**PROBLEM STATEMENT:**
Starting at the first line of the listing below, retype each line up to and including the one that contains "import seaborn as sns". Leave pictures out.

**GIVEN MATERIAL:**
━━━━━━━━
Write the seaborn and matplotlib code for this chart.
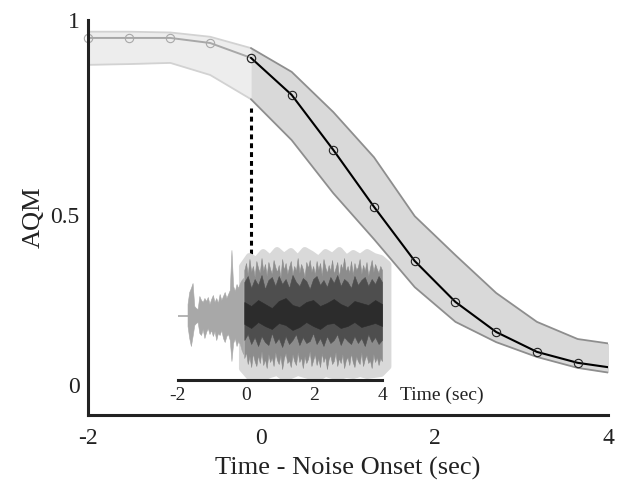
import numpy as np
import pandas as pd
import matplotlib
matplotlib.use("Agg")
import matplotlib.pyplot as plt
import seaborn as sns

# ---------------- data ----------------
time = [-2.00, -1.53, -1.05, -0.59, -0.12, 0.35, 0.83, 1.30, 1.77, 2.24, 2.71, 3.18, 3.65, 4.12]
aqm = [0.954, 0.954, 0.954, 0.941, 0.903, 0.808, 0.667, 0.521, 0.382, 0.277, 0.200, 0.149, 0.121, 0.106]
upper = [0.970, 0.970, 0.968, 0.957, 0.928, 0.867, 0.764, 0.648, 0.497, 0.397, 0.300, 0.226, 0.182, 0.167]
lower = [0.885, 0.887, 0.890, 0.859, 0.797, 0.692, 0.556, 0.438, 0.315, 0.226, 0.174, 0.136, 0.108, 0.092]
onset_index = 4
onset_x = -0.12
dash_top = 0.775
dash_bottom = 0.40

xticks_main = [-2, 0, 2, 4]
xticklabels_main = ["-2", "0", "2", "4"]
yticks_main = [0, 0.5, 1]
yticklabels_main = ["", "0.5", "1"]

# inset waveform (amplitudes in inset units)
lead_t = [-2.0, -1.72]
pre_up = [12, 24, 28, 33, 10, 8, 7, 20, 16, 14, 18, 15, 19, 12, 17, 21, 14, 18,
          13, 22, 16, 20, 24, 18, 22, 26, 66, 30, 25, 32, 28, 33, 36, 38]
pre_down = [10, 22, 30, 20, 9, 7, 6, 17, 19, 13, 22, 16, 12, 18, 14, 20, 15, 24,
            17, 19, 14, 22, 26, 20, 18, 24, 45, 27, 22, 30, 25, 28, 34, 38]
outer_up = [46, 53, 41, 57, 44, 50, 39, 55, 48, 43, 58, 45, 52, 40, 54, 47, 42, 56, 49, 44,
            51, 38, 57, 46, 53, 42, 49, 55, 41, 50, 45, 58, 43, 52, 47, 39, 54, 48, 56, 44,
            50, 41, 55, 46, 53, 40, 57, 49, 43, 51, 45, 56, 42, 48, 54, 39, 52, 47, 58, 44,
            50, 43, 55, 41, 53, 46, 49, 57, 42, 51, 45, 54, 40, 48, 56, 44, 52, 47, 43, 50, 46]
outer_down = [42, 36, 48, 40, 51, 37, 45, 50, 39, 47, 35, 49, 43, 52, 38, 46, 41, 50, 36, 44,
              48, 39, 53, 42, 37, 47, 44, 51, 38, 45, 49, 36, 46, 41, 52, 40, 47, 43, 35, 50,
              44, 38, 49, 42, 51, 37, 46, 40, 53, 43, 39, 48, 45, 36, 50, 42, 47, 38, 52, 44,
              41, 49, 37, 46, 51, 40, 45, 48, 36, 50, 43, 39, 47, 44, 52, 38, 46, 41, 49, 42, 45]
mid_up = [34, 40, 28, 37, 31, 41, 27, 36, 39, 30, 40, 32, 37, 28, 41, 34, 30, 38, 35, 27, 37,
          40, 31, 36, 29, 39, 33, 41, 30, 37, 34, 28, 40, 31, 36, 39, 30, 37, 32, 40, 34]
mid_down = [24, 18, 28, 21, 30, 20, 26, 29, 17, 27, 22, 31, 20, 28, 24, 18, 29, 21, 27, 25, 17,
            28, 22, 30, 20, 27, 24, 18, 29, 21, 25, 28, 20, 27, 22, 30, 18, 26, 21, 28, 24]
core_up = [14, 10, 16, 12, 8, 15, 18, 11, 9, 14, 16, 10, 13, 17, 12, 9, 15, 13, 11, 16, 12]
core_down = [8, 12, 6, 10, 13, 7, 9, 14, 11, 6, 10, 13, 8, 7, 12, 10, 6, 11, 9, 7, 10]
blob_top = [50, 60, 56, 64, 58, 66, 60, 65, 58, 66, 62, 57, 64, 60, 66, 58, 63, 59, 64, 60, 58, 52]
blob_bot = [-52, -60, -62, -61, -58, -56, -61, -59, -56, -58, -60, -61, -57, -59, -60, -58, -59,
            -57, -59, -58, -57, -50]
inset_ticks = [-2, 0, 2, 4]
inset_ticklabels = ["-2", "0", "2", "4"]

# ---------------- style ----------------
sns.set_theme(style="white")
plt.rcParams["font.family"] = ["Liberation Serif", "DejaVu Serif"]

fig = plt.figure(figsize=(6.17, 4.83), dpi=100)
W, H = 617.0, 483.0
ax = fig.add_axes([88 / W, 68 / H, 520 / W, 395 / H])
ax.set_xlim(-2, 4)
ax.set_ylim(-0.0128, 1.0)

df = pd.DataFrame({"time": time, "aqm": aqm, "upper": upper, "lower": lower})
pre = df.iloc[: onset_index + 1]
post = df.iloc[onset_index:]

# bands
ax.fill_between(pre["time"], pre["lower"], pre["upper"], color="#ededed", lw=0, zorder=1)
ax.plot(pre["time"], pre["upper"], color="#d2d2d2", lw=1.3, zorder=2)
ax.plot(pre["time"], pre["lower"], color="#d2d2d2", lw=1.3, zorder=2)
ax.fill_between(post["time"], post["lower"], post["upper"], color="#d9d9d9", lw=0, zorder=1)
ax.plot(post["time"], post["upper"], color="#8e8e8e", lw=1.3, zorder=2)
ax.plot(post["time"], post["lower"], color="#8e8e8e", lw=1.3, zorder=2)

# mean lines
sns.lineplot(data=pre, x="time", y="aqm", ax=ax, color="#a8a8a8", lw=1.4,
             marker="o", markersize=6, markerfacecolor="none",
             markeredgecolor="#a8a8a8", markeredgewidth=0.8, errorbar=None, zorder=3,
             clip_on=False)
sns.lineplot(data=post, x="time", y="aqm", ax=ax, color="black", lw=1.5,
             marker="o", markersize=6, markerfacecolor="none",
             markeredgecolor="#222222", markeredgewidth=0.8, errorbar=None, zorder=4)

# onset dashed line
ax.plot([onset_x, onset_x], [dash_bottom, dash_top], color="black", lw=2.2,
        linestyle=(0, (1.6, 1.3)), zorder=5)

# axes styling
for s in ["top", "right"]:
    ax.spines[s].set_visible(False)
for s in ["left", "bottom"]:
    ax.spines[s].set_linewidth(2.2)
    ax.spines[s].set_color("#222222")
    ax.spines[s].set_zorder(6)
ax.set_xticks(xticks_main)
ax.set_xticklabels(xticklabels_main)
ax.set_yticks(yticks_main)
ax.set_yticklabels(yticklabels_main)
ax.tick_params(axis="both", direction="in", length=4, width=2.2, color="#222222",
               labelsize=17, labelcolor="#222222")
ax.tick_params(axis="x", pad=9)
ax.tick_params(axis="y", pad=6)
ax.annotate("0", xy=(0, 0), xycoords=("axes fraction", "data"), xytext=(-8, 23),
            textcoords="offset pixels", ha="right", va="center", fontsize=17, color="#222222")
ax.set_xlabel("Time - Noise Onset (sec)", fontsize=19, color="#222222", labelpad=6)
ax.set_ylabel("AQM", fontsize=19, color="#222222", labelpad=4)
ax.set_facecolor("white")

# ---------------- inset waveform ----------------
ax_in = fig.add_axes([178 / W, (H - 380) / H, 204 / W, 134 / H])
ax_in.set_xlim(-2, 4)
ax_in.set_ylim(-64, 70)
ax_in.patch.set_alpha(0)

blob_t = np.linspace(-0.12, 4.16, len(blob_top))
ax_in.fill_between(blob_t, blob_bot, blob_top, facecolor="#d9d9d9", edgecolor="#d9d9d9",
                   lw=5, joinstyle="round", clip_on=False, zorder=1)

pre_t = np.linspace(-1.72, -0.08, len(pre_up))
ax_in.plot(lead_t, [0, 0], color="#a8a8a8", lw=1.2, zorder=2)
ax_in.fill_between(pre_t, -np.array(pre_down), pre_up, color="#a8a8a8", lw=0.4, zorder=2)

post_t = np.linspace(-0.05, 4.0, len(outer_up))
ax_in.fill_between(post_t, -np.array(outer_down), outer_up, color="#8c8c8c", lw=0.4, zorder=3)
mid_t = np.linspace(-0.05, 4.0, len(mid_up))
ax_in.fill_between(mid_t, -np.array(mid_down), mid_up, color="#4e4e4e", lw=0.4, zorder=4)
core_t = np.linspace(-0.05, 4.0, len(core_up))
ax_in.fill_between(core_t, -np.array(core_down), core_up, color="#2c2c2c", lw=0.4, zorder=5)

for s in ["top", "right", "left"]:
    ax_in.spines[s].set_visible(False)
ax_in.spines["bottom"].set_linewidth(2.2)
ax_in.spines["bottom"].set_color("#222222")
ax_in.set_yticks([])
ax_in.set_xticks(inset_ticks)
ax_in.set_xticklabels(inset_ticklabels)
ax_in.tick_params(axis="x", direction="in", length=4, width=2.2, color="#222222",
                  labelsize=14, labelcolor="#222222", pad=5)
ax_in.annotate("Time (sec)", xy=(1, 0), xycoords="axes fraction", xytext=(18, -15),
               textcoords="offset pixels", ha="left", va="center", fontsize=14, color="#222222")

fig.savefig("out.png", dpi=100, facecolor="white")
━━━━━━━━
**FINAL RESULT:**
Write the seaborn and matplotlib code for this chart.
import numpy as np
import pandas as pd
import matplotlib
matplotlib.use("Agg")
import matplotlib.pyplot as plt
import seaborn as sns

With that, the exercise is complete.